EXERCISE AIM
Give again exactly the lines that run from the start of the records to the line holding "YAxis, CartesianGrid, Legend", both ends counted. Do not include the pictures.

RECORDS
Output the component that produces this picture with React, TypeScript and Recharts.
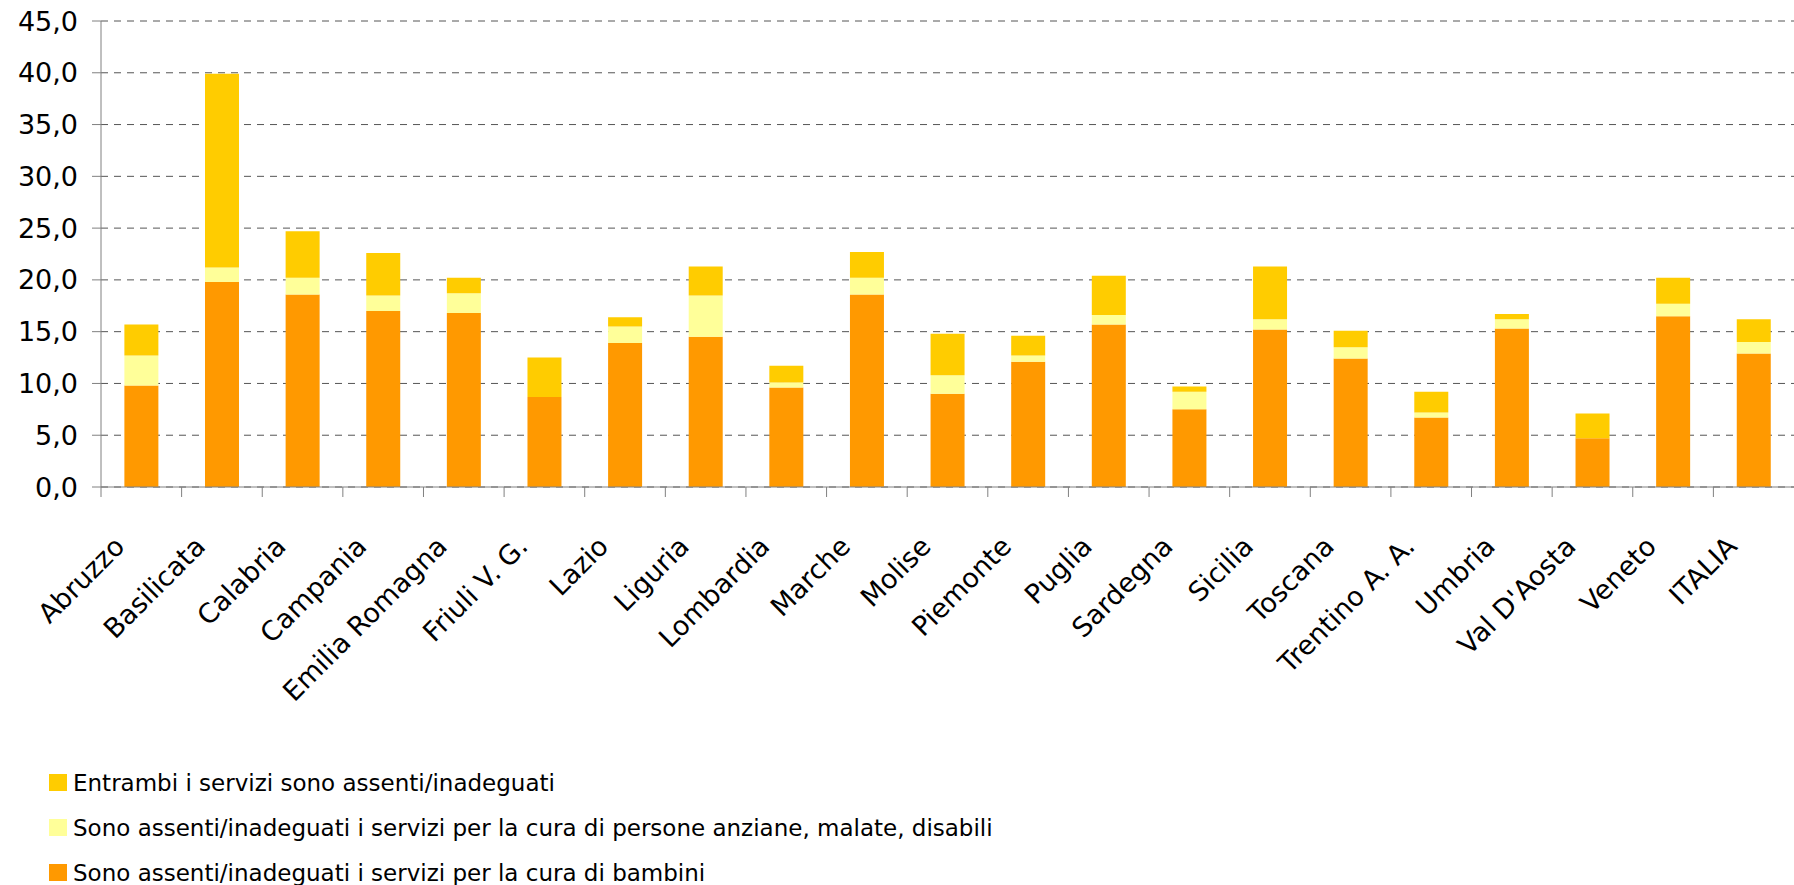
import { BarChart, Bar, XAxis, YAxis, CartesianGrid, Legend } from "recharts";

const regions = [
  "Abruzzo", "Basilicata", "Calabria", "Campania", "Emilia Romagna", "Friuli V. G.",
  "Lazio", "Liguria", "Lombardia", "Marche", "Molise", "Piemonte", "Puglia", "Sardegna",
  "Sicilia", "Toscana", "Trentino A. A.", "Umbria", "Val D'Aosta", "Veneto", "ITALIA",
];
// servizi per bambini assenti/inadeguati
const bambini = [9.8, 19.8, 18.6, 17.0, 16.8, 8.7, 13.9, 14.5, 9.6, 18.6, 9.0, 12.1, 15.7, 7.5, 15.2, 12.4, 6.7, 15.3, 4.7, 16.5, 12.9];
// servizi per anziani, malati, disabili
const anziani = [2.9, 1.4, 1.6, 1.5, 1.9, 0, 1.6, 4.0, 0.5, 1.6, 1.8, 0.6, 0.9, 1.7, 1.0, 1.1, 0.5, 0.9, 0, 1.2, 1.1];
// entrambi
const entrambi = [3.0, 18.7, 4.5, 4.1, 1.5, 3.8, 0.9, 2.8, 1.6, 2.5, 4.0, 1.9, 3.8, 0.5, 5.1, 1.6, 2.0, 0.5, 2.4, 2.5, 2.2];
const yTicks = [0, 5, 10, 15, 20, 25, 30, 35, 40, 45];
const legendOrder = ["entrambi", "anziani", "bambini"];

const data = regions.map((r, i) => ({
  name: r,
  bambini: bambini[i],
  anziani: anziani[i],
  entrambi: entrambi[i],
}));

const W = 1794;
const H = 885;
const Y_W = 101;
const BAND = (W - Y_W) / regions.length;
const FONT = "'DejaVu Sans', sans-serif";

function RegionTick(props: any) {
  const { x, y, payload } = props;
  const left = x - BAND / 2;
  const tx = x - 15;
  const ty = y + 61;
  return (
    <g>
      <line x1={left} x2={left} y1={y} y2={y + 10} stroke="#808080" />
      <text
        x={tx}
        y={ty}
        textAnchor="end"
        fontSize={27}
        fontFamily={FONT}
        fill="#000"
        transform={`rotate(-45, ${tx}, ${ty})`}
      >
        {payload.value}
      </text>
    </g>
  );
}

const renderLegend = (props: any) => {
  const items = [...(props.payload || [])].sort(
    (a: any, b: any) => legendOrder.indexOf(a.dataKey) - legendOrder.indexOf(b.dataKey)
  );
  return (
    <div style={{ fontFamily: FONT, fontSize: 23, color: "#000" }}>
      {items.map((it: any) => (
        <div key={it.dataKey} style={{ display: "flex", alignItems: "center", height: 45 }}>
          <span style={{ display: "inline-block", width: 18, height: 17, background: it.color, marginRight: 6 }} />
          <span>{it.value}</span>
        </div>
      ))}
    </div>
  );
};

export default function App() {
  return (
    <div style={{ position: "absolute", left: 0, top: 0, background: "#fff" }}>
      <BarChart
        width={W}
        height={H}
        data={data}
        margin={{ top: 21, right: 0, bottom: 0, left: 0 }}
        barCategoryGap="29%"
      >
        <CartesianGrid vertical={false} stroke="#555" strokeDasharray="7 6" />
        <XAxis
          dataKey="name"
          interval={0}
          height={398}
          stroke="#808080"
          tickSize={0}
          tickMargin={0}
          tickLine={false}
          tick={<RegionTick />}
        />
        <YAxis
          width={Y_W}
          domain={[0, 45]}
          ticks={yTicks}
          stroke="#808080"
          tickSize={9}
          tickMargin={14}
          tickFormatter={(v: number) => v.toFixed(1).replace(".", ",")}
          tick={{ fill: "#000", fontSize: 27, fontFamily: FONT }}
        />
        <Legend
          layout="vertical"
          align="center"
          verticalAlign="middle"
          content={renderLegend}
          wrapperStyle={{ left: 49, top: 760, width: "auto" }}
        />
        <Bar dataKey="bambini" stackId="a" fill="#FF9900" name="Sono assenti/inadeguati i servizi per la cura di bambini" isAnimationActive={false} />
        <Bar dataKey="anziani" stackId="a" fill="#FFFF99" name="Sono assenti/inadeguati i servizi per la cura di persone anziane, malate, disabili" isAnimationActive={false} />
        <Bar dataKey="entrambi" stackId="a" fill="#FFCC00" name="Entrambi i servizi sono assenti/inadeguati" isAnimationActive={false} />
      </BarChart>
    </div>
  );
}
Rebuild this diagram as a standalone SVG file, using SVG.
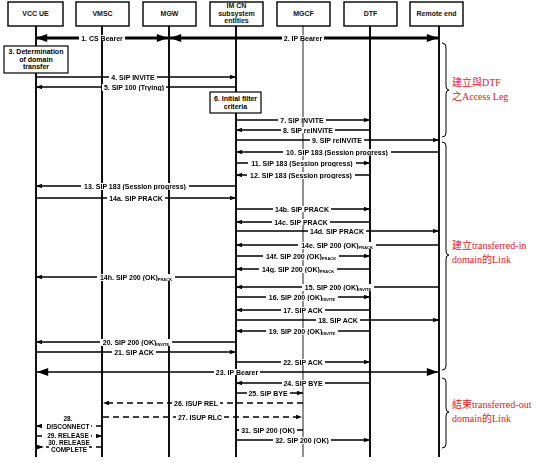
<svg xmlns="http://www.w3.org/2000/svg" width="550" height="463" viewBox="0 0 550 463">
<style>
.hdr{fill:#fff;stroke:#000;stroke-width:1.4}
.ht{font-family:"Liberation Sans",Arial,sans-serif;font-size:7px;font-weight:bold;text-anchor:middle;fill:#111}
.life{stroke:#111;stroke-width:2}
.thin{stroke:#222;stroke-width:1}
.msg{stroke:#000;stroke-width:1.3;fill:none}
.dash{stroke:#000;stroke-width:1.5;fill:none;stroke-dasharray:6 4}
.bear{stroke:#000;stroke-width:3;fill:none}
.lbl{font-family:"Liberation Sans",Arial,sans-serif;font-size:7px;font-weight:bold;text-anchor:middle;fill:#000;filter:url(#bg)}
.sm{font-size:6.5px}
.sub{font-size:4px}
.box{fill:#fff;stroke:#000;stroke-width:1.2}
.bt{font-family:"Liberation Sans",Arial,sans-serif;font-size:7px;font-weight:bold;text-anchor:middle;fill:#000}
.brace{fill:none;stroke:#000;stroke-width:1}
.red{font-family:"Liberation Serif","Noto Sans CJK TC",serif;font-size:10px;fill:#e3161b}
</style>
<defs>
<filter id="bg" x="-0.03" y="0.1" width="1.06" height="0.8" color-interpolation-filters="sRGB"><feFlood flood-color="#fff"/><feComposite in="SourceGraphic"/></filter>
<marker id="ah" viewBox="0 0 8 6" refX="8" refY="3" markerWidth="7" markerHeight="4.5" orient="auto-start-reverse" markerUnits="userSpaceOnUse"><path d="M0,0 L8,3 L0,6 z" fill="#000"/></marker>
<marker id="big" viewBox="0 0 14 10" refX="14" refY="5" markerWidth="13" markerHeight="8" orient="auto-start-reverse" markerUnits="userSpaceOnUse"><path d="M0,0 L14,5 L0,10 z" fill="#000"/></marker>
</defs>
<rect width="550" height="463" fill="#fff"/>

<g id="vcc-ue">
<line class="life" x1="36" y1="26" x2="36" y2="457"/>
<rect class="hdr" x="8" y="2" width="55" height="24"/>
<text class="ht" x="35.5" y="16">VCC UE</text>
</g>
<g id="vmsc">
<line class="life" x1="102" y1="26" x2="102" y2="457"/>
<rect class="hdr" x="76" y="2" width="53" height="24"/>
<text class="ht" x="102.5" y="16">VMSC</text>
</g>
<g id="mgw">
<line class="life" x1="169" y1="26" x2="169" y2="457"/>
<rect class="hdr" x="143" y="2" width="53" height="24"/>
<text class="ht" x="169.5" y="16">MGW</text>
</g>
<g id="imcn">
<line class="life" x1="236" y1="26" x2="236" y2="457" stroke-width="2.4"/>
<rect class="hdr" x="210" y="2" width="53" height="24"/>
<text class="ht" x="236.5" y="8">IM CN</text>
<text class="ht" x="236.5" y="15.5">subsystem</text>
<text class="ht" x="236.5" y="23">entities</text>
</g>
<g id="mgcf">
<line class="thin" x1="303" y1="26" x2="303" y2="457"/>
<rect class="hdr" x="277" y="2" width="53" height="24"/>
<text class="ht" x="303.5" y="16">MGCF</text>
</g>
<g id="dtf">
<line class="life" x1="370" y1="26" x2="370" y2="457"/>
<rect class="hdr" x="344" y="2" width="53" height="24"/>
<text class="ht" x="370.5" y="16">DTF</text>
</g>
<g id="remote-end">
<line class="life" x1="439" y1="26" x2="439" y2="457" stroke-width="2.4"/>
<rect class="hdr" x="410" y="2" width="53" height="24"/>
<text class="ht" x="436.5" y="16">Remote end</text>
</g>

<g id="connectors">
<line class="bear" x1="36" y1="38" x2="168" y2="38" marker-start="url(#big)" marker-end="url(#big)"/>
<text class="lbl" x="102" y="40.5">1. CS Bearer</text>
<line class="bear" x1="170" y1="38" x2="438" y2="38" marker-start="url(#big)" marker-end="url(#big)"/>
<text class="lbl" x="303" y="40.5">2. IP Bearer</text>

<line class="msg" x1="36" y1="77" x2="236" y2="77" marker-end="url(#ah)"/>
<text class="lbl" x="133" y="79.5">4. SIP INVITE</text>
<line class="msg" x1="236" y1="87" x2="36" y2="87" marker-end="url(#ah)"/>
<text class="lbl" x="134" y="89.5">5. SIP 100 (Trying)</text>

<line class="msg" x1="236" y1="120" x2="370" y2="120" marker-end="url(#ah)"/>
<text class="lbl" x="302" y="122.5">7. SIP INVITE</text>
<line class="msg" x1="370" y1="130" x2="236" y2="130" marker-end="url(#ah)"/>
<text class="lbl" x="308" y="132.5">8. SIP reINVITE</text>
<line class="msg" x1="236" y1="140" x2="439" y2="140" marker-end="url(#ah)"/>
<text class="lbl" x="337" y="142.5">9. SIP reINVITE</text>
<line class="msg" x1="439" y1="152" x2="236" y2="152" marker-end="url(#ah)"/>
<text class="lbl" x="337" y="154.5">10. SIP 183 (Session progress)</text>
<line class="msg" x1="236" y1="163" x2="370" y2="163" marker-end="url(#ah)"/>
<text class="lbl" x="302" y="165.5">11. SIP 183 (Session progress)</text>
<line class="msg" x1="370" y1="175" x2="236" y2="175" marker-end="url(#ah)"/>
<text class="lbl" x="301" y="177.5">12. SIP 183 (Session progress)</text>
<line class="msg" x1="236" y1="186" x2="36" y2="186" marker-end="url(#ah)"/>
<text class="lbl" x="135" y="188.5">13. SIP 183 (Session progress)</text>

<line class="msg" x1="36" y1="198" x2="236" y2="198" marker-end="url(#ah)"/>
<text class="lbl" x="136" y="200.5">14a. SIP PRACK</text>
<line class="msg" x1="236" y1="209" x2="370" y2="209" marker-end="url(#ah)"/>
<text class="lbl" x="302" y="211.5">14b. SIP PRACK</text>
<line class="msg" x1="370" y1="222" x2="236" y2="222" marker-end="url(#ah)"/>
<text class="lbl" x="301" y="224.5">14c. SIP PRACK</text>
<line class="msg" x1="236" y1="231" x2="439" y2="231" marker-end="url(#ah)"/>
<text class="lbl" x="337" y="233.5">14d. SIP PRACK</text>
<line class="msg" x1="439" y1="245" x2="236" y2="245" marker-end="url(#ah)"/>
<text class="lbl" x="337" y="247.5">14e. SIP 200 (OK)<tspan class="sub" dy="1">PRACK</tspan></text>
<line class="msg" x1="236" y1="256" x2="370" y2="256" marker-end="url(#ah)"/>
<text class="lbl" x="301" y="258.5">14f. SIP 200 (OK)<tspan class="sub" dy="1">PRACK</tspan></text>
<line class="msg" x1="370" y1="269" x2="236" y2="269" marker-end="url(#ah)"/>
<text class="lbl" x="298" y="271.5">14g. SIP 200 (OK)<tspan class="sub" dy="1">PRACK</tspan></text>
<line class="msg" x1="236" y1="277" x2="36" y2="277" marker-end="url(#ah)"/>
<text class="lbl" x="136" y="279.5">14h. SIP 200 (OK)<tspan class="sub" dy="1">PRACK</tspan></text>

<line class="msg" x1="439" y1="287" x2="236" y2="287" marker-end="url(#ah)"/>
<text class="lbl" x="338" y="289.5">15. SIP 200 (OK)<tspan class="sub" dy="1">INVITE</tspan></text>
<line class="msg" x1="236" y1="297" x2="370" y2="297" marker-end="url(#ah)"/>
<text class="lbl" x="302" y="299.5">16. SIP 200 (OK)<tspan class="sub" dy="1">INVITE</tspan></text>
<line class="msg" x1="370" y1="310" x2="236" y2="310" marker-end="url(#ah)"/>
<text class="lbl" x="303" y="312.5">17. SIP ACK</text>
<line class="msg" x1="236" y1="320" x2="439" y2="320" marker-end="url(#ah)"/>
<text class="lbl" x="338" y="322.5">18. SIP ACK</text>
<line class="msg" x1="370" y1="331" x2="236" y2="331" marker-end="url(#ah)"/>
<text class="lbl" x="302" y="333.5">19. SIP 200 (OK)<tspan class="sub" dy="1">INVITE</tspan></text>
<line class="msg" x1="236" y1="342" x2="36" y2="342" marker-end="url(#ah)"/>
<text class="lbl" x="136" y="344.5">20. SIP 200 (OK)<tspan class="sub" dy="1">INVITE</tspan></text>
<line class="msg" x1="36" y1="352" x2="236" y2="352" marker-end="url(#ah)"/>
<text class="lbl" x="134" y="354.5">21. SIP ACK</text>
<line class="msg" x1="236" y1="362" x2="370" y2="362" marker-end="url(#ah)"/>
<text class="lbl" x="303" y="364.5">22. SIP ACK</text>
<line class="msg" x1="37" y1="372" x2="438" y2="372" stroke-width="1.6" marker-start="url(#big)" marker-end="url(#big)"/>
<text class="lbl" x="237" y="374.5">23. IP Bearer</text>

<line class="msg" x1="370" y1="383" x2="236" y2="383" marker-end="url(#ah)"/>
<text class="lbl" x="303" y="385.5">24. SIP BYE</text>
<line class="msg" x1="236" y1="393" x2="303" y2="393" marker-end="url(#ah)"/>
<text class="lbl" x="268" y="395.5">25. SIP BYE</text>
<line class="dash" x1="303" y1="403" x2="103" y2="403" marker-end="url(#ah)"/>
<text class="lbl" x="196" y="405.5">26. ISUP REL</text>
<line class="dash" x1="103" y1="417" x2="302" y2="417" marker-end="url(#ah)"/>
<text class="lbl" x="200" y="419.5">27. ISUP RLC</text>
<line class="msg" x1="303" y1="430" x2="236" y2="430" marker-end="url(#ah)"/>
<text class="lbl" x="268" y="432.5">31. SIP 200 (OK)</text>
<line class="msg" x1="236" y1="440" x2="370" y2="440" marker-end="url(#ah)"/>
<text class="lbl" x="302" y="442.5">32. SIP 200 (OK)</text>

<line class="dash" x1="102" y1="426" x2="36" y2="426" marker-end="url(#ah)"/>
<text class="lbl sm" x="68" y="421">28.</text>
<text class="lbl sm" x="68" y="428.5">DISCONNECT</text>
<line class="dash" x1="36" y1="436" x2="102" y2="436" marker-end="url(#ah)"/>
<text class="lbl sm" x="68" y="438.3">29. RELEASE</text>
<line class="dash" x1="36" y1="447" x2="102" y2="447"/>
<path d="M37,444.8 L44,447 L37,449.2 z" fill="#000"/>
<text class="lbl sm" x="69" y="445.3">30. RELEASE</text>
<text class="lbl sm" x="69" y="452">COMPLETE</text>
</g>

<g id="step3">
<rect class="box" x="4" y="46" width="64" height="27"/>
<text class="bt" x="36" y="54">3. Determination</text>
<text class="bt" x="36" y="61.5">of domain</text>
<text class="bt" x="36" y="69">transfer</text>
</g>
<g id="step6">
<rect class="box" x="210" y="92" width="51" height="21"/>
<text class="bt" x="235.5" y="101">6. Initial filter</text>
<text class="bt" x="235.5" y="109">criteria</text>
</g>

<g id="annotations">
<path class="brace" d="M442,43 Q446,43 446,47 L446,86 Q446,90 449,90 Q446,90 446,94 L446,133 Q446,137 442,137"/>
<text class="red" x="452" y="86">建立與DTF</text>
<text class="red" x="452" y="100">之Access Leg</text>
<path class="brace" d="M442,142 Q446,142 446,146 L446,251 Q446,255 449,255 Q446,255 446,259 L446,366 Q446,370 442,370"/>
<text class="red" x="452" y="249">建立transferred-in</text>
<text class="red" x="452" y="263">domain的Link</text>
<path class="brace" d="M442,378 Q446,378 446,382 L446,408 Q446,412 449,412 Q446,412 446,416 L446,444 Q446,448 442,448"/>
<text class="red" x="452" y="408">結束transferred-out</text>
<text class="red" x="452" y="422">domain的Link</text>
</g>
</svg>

ANSWER
Output the component that produces this picture with React, TypeScript and Recharts.
import { BarChart, Bar, XAxis, YAxis, CartesianGrid, Legend } from "recharts";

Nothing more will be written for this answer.